Sometimes I wonder what it would have been like growing up with today’s technology. The web, smartphones, texting, and email would have put me on a much more level playing field. If I wanted to make a phone call, I had to ask my parents to help or loan friends my portable TTY (teletypewriter or text telephone). For someone who’s impatient and types over 160 words a minute, the TTY is awfully tedious. Only one person can type at a time, and the speeds back then were so slow I’d have to wait for the text to appear after typing.
Or there was the Relay (calls made through an intermediary where an operator voiced what I typed, and vice versa), once it existed.

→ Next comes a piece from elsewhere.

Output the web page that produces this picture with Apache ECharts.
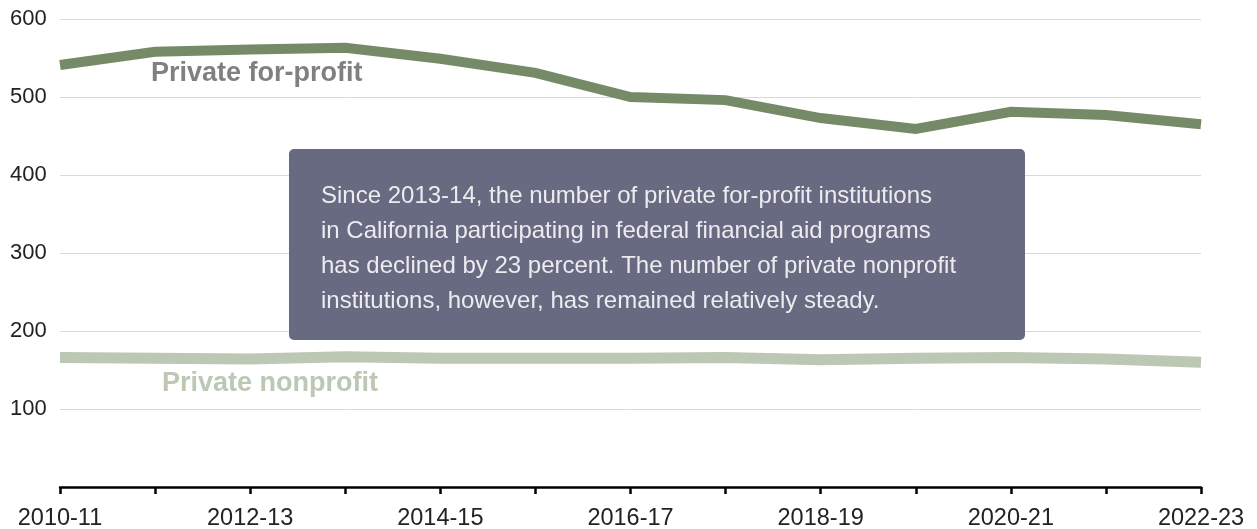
<!DOCTYPE html>
<html>
<head>
<meta charset="utf-8">
<script src="https://cdn.jsdelivr.net/npm/echarts@6/dist/echarts.min.js"></script>
<style>
  html, body { margin: 0; padding: 0; background: #fff; }
  #chart { width: 1257px; height: 529px; }
</style>
</head>
<body>
<div id="chart"></div>
<script>
const years = ['2010-11', '2011-12', '2012-13', '2013-14', '2014-15', '2015-16', '2016-17',
  '2017-18', '2018-19', '2019-20', '2020-21', '2021-22', '2022-23']
const forProfit = [541, 558, 561, 563, 549, 531, 500, 496, 473, 459, 481, 477, 465]
const nonprofit = [166, 165, 164, 167, 165, 165, 165, 166, 163, 165, 166, 164, 160]
const yTicks = [0, 100, 200, 300, 400, 500, 600]

const note = [
  'Since 2013-14, the number of private for-profit institutions',
  'in California participating in federal financial aid programs',
  'has declined by 23 percent. The number of private nonprofit',
  'institutions, however, has remained relatively steady.'
].join('\n')

const font = '"Liberation Sans", Arial, Helvetica, sans-serif'
const chart = echarts.init(document.getElementById('chart'))

chart.setOption({
  animation: false,
  textStyle: { fontFamily: font },
  grid: { left: 60, right: 56, top: 19, bottom: 42, outerBoundsMode: 'none' },
  xAxis: {
    type: 'category',
    data: years,
    boundaryGap: false,
    axisLine: { lineStyle: { color: '#000', width: 2.5 } },
    axisTick: { length: 7, lineStyle: { color: '#000', width: 2.5 }, interval: 0 },
    axisLabel: { interval: 1, color: '#222', fontSize: 23.5, margin: 20, fontFamily: font },
    splitLine: { show: false }
  },
  yAxis: {
    type: 'value',
    min: yTicks[0],
    max: yTicks[yTicks.length - 1],
    interval: 100,
    axisLine: { show: false },
    axisTick: { show: false },
    axisLabel: {
      color: '#222', fontSize: 22, align: 'left', margin: 50, fontFamily: font,
      formatter: (v) => (v === 0 ? '' : String(v))
    },
    splitLine: { lineStyle: { color: '#d9d9d9', width: 1 } }
  },
  series: [
    {
      name: 'Private nonprofit',
      type: 'line',
      data: nonprofit,
      symbol: 'none',
      lineStyle: { color: '#bcc7b4', width: 11, cap: 'butt', join: 'miter' },
      z: 2
    },
    {
      name: 'Private for-profit',
      type: 'line',
      data: forProfit,
      symbol: 'none',
      lineStyle: { color: '#758b68', width: 10, cap: 'butt', join: 'miter' },
      z: 3
    }
  ],
  graphic: [
    {
      type: 'text',
      left: 151, top: 60,
      style: { text: 'Private for-profit', fill: '#808080', font: 'bold 27px ' + font }
    },
    {
      type: 'text',
      left: 162, top: 370,
      style: { text: 'Private nonprofit', fill: '#bcc7b4', font: 'bold 27px ' + font }
    },
    {
      type: 'rect',
      shape: { x: 289, y: 149, width: 736, height: 191, r: 5 },
      style: { fill: '#676a80' },
      z: 10
    },
    {
      type: 'text',
      x: 321, y: 179,
      style: { text: note, fill: '#ececf0', font: '24px ' + font, lineHeight: 35 },
      z: 11
    }
  ]
})
</script>
</body>
</html>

Except in its early days, it only operated during business hours by volunteers. Getting a busy signal was par for the course, as were the operators getting involved in my conversations. Sometimes I’d have fun and throw in a curse word here and there just to make them say it.
I’m also old…err…lucky enough to remember the days before closed captioning. My parents, bless them, mouthed TV shows for us. Then when there was captioning, it wasn’t as ubiquitous as it is now. Many shows were not captioned, so I missed out on a lot of popular culture. Monday mornings when I was in high school, everyone talked about that weekend’s episode of SNL.
“I’m also old…err…lucky enough to remember the days before closed captioning. My parents, bless them, mouthed TV shows for us.”
After high school, I attended a private liberal arts school where I got my BA in English Literature. A few years later when I figured out what I wanted to do when I grew up, I went to the University of California at Berkeley to get my Masters in Journalism. At that point, I was able to take advantage of technology and requested CART (real-time captioning) for my accommodation. What a far cry from having to rely on a human note taker!
I got a cochlear implant (CI) in 2006, so now I have a CI in my left ear and a digital hearing aid in my right. Thanks to my Neptune, I can even hear, and consequently feel safer, in the water.
I work as a freelance journalist with a variety of tools at my disposal including a captioned telephone, Google Hangouts, and a multitude of ways in which to connect. I have two hearing children with excellent communication skills, thanks to yours truly.
Read more: On Being a Deaf Mom
Now that I’m a parent, I have a greater appreciation for mine. It’s the parents’ job to do what’s best for their children, to allow them to reach their full potential, and to ensure their happiness. Every time I use my voice and go about my life, I give thanks that my parents made the decision they did. As I continue to marvel at what was accomplished despite limited technology, I’m also grateful that today’s deaf children will have even better opportunities.
How has technology change for you since you first got your hearing aids?